=== Task ===
Set down each line of the data below exactly as it stands, dropping the pictures.

=== Supplied data ===

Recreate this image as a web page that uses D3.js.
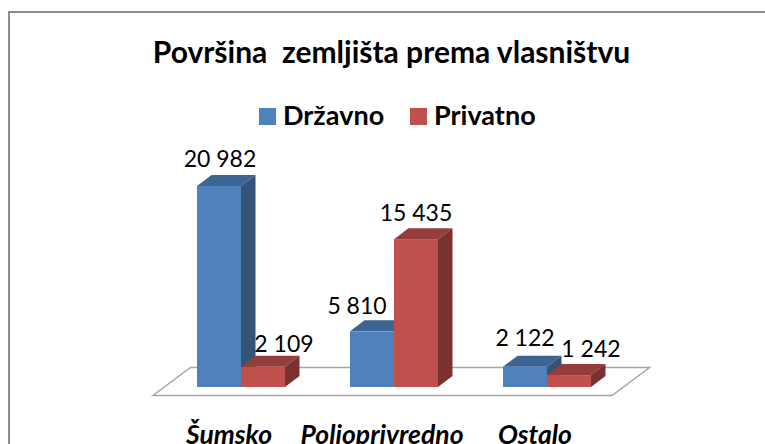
<!DOCTYPE html>
<html>
<head>
<meta charset="utf-8">
<style>
  html, body { margin: 0; padding: 0; background: #fff; overflow: hidden; }
  text { font-family: Lato, "Open Sans", sans-serif; fill: #000; }
</style>
</head>
<body>
<svg class="chart" width="765" height="444"></svg>
<script src="https://cdn.jsdelivr.net/npm/d3@7/dist/d3.min.js"></script>
<script>
const categories = ['Šumsko', 'Poljoprivredno', 'Ostalo']
const seriesNames = ['Državno', 'Privatno']
const drzavno = [20982, 5810, 2122]
const privatno = [2109, 15435, 1242]
const valueLabels = [['20 982', '5 810', '2 122'], ['2 109', '15 435', '1 242']]
const seriesValues = [drzavno, privatno]

const front = ['#4f81bd', '#c0504d']
const top_ = ['#3d6594', '#943d3a']
const side = ['#335379', '#7a3230']

// labels were moved by hand in the original, so each one has its own shift
const labelDx = [[1, -15, 0], [21, 0, 22]]
const labelDy = [[-19, -17, -21], [-15, -18, -18]]

const svg = d3.select('.chart')

// frame
svg.append('rect')
  .attr('x', 9).attr('y', 12)
  .attr('width', 800).attr('height', 500)
  .attr('fill', 'none')
  .attr('stroke', '#8c8c8c')
  .attr('stroke-width', 2)

const depthX = 14.5
const depthY = 11
const baseY = 387

const x = d3.scaleBand()
  .domain(categories)
  .range([164.5, 623.5])
  .paddingInner(0.425)
  .paddingOuter(0.2125)

const xInner = d3.scaleBand()
  .domain(seriesNames)
  .range([0, x.bandwidth()])

const y = d3.scaleLinear()
  .domain([0, 20982])
  .range([baseY, 186])

// floor
svg.append('path')
  .attr('d', `M153,395.5H612L649.5,367.5H190.5Z`)
  .attr('fill', '#fff')
  .attr('stroke', '#a6a6a6')
  .attr('stroke-width', 1.5)

title()
legend()

const groups = svg.selectAll('.cat')
  .data(categories)
  .join('g')
  .attr('class', 'cat')
  .attr('transform', d => `translate(${x(d)},0)`)

seriesNames.forEach((name, s) => {
  const w = xInner.bandwidth()
  const gx = xInner(name)
  const v = (i) => seriesValues[s][i]
  groups.append('path')
    .attr('fill', top_[s])
    .attr('d', (d, i) => `M${gx},${y(v(i))}l${depthX},${-depthY}h${w}l${-depthX},${depthY}Z`)
  groups.append('path')
    .attr('fill', side[s])
    .attr('d', (d, i) => `M${gx + w},${y(v(i))}l${depthX},${-depthY}V${baseY - depthY}l${-depthX},${depthY}Z`)
  groups.append('rect')
    .attr('x', gx)
    .attr('width', w)
    .attr('y', (d, i) => y(v(i)))
    .attr('height', (d, i) => baseY - y(v(i)))
    .attr('fill', front[s])
})

// value labels go on top of all the bars
seriesNames.forEach((name, s) => {
  groups.append('text')
    .attr('x', (d, i) => xInner(name) + xInner.bandwidth() / 2 + labelDx[s][i])
    .attr('y', (d, i) => y(seriesValues[s][i]) + labelDy[s][i])
    .attr('text-anchor', 'middle')
    .attr('font-size', 23)
    .text((d, i) => valueLabels[s][i])
})

groups.append('text')
  .attr('x', x.bandwidth() / 2 - 12)
  .attr('y', 444)
  .attr('text-anchor', 'middle')
  .attr('font-size', 26.5)
  .attr('font-weight', 700)
  .attr('font-style', 'italic')
  .text(d => d)

function title() {
  svg.append('text')
    .attr('x', 391.5)
    .attr('y', 63)
    .attr('text-anchor', 'middle')
    .attr('font-size', 30)
    .attr('font-weight', 700)
    .attr('xml:space', 'preserve')
    .style('white-space', 'pre')
    .text('Površina  zemljišta prema vlasništvu')
}

function legend() {
  const lg = svg.append('g')
  const lx = [259, 410]
  seriesNames.forEach((name, s) => {
    lg.append('rect')
      .attr('x', lx[s]).attr('y', 108)
      .attr('width', 17).attr('height', 17)
      .attr('fill', front[s])
    lg.append('text')
      .attr('x', lx[s] + 24).attr('y', 125)
      .attr('font-size', 27)
      .attr('font-weight', 700)
      .text(name)
  })
}
</script>
</body>
</html>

=== Solution to the exercise ===
Recreate this image as a web page that uses D3.js.
<!DOCTYPE html>
<html>
<head>
<meta charset="utf-8">
<style>
  html, body { margin: 0; padding: 0; background: #fff; overflow: hidden; }
  text { font-family: Lato, "Open Sans", sans-serif; fill: #000; }
</style>
</head>
<body>
<svg class="chart" width="765" height="444"></svg>
<script src="https://cdn.jsdelivr.net/npm/d3@7/dist/d3.min.js"></script>
<script>
const categories = ['Šumsko', 'Poljoprivredno', 'Ostalo']
const seriesNames = ['Državno', 'Privatno']
const drzavno = [20982, 5810, 2122]
const privatno = [2109, 15435, 1242]
const valueLabels = [['20 982', '5 810', '2 122'], ['2 109', '15 435', '1 242']]
const seriesValues = [drzavno, privatno]

const front = ['#4f81bd', '#c0504d']
const top_ = ['#3d6594', '#943d3a']
const side = ['#335379', '#7a3230']

// labels were moved by hand in the original, so each one has its own shift
const labelDx = [[1, -15, 0], [21, 0, 22]]
const labelDy = [[-19, -17, -21], [-15, -18, -18]]

const svg = d3.select('.chart')

// frame
svg.append('rect')
  .attr('x', 9).attr('y', 12)
  .attr('width', 800).attr('height', 500)
  .attr('fill', 'none')
  .attr('stroke', '#8c8c8c')
  .attr('stroke-width', 2)

const depthX = 14.5
const depthY = 11
const baseY = 387

const x = d3.scaleBand()
  .domain(categories)
  .range([164.5, 623.5])
  .paddingInner(0.425)
  .paddingOuter(0.2125)

const xInner = d3.scaleBand()
  .domain(seriesNames)
  .range([0, x.bandwidth()])

const y = d3.scaleLinear()
  .domain([0, 20982])
  .range([baseY, 186])

// floor
svg.append('path')
  .attr('d', `M153,395.5H612L649.5,367.5H190.5Z`)
  .attr('fill', '#fff')
  .attr('stroke', '#a6a6a6')
  .attr('stroke-width', 1.5)

title()
legend()

const groups = svg.selectAll('.cat')
  .data(categories)
  .join('g')
  .attr('class', 'cat')
  .attr('transform', d => `translate(${x(d)},0)`)

seriesNames.forEach((name, s) => {
  const w = xInner.bandwidth()
  const gx = xInner(name)
  const v = (i) => seriesValues[s][i]
  groups.append('path')
    .attr('fill', top_[s])
    .attr('d', (d, i) => `M${gx},${y(v(i))}l${depthX},${-depthY}h${w}l${-depthX},${depthY}Z`)
  groups.append('path')
    .attr('fill', side[s])
    .attr('d', (d, i) => `M${gx + w},${y(v(i))}l${depthX},${-depthY}V${baseY - depthY}l${-depthX},${depthY}Z`)
  groups.append('rect')
    .attr('x', gx)
    .attr('width', w)
    .attr('y', (d, i) => y(v(i)))
    .attr('height', (d, i) => baseY - y(v(i)))
    .attr('fill', front[s])
})

// value labels go on top of all the bars
seriesNames.forEach((name, s) => {
  groups.append('text')
    .attr('x', (d, i) => xInner(name) + xInner.bandwidth() / 2 + labelDx[s][i])
    .attr('y', (d, i) => y(seriesValues[s][i]) + labelDy[s][i])
    .attr('text-anchor', 'middle')
    .attr('font-size', 23)
    .text((d, i) => valueLabels[s][i])
})

groups.append('text')
  .attr('x', x.bandwidth() / 2 - 12)
  .attr('y', 444)
  .attr('text-anchor', 'middle')
  .attr('font-size', 26.5)
  .attr('font-weight', 700)
  .attr('font-style', 'italic')
  .text(d => d)

function title() {
  svg.append('text')
    .attr('x', 391.5)
    .attr('y', 63)
    .attr('text-anchor', 'middle')
    .attr('font-size', 30)
    .attr('font-weight', 700)
    .attr('xml:space', 'preserve')
    .style('white-space', 'pre')
    .text('Površina  zemljišta prema vlasništvu')
}

function legend() {
  const lg = svg.append('g')
  const lx = [259, 410]
  seriesNames.forEach((name, s) => {
    lg.append('rect')
      .attr('x', lx[s]).attr('y', 108)
      .attr('width', 17).attr('height', 17)
      .attr('fill', front[s])
    lg.append('text')
      .attr('x', lx[s] + 24).attr('y', 125)
      .attr('font-size', 27)
      .attr('font-weight', 700)
      .text(name)
  })
}
</script>
</body>
</html>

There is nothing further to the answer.